Because the land is granted in fee simple [see the explanation on Wikipedia of what fee simple means and the rights retained by the grantor], the grantor (the Sovereign through the Governor at the request of the Executive Council via an Executive Council Minute submitted by the Minister administering the State government department that administers the disposal of the waste land - Crown land - State land whatever it is now called) retains the right to resume the land (proclamations resuming land are also signed by the Governor), and to make laws about how the land can be used. It is the Governor who signs the laws on behalf of the Sovereign, and it is the Governor on behalf of the Sovereign who grants the land, then as the Sovereign grants the land and signs the laws of the State (through the Governor appointed by the Sovereign), the State, with the approval of the Governor on behalf of the Sovereign, can pass laws about how the land may be used.

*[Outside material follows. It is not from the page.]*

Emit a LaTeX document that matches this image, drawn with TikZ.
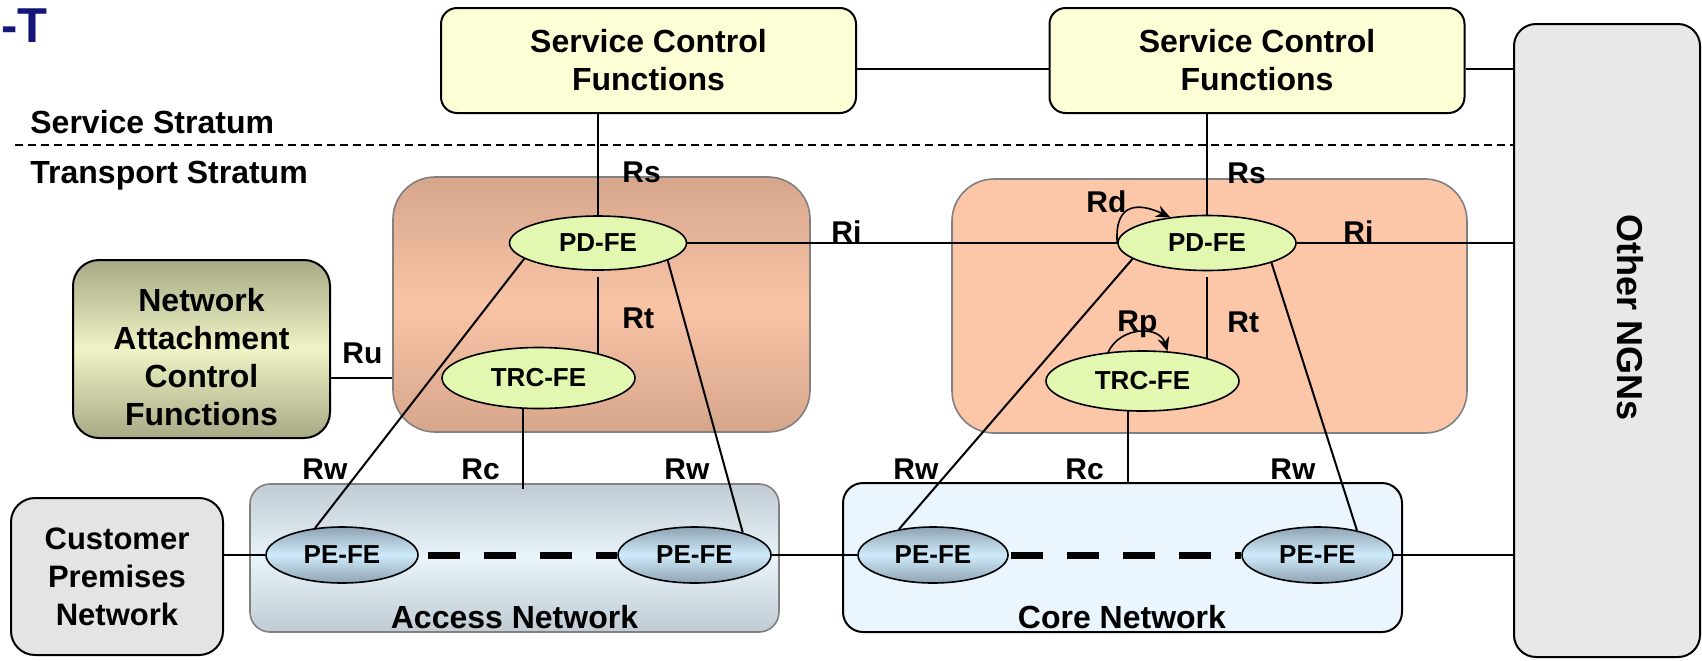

Torrens title registration is how all freehold land in Queensland is now registered. Other States have differ. I can only comment on what happens in Queensland.

When the Governor signs the deed of grant (only one copy is now signed - duplicates were done away with when the computersed Automated Title System (ATS) was created back in 1994) it is delivered to the Registrar of Titles, who creates an indefeasible title in ATS. It is that title that is then subject to all the laws of the State. The State can resume all or part of that title. Through the planning laws it can dictate what you can and can't do with that land.

Incidentally, all land in Queensland is now registered in ATS - leasehold, reserves, unallocated State land, state forests, national parks. The leasehold and reserves registers were included in 1995 (administered under the Land Act 1994); unallocated State land and state forests and national parks a couple of years ago.
"The State" has replaced "The Crown" in the terminology in Queensland????

Doesn't that tell you something??????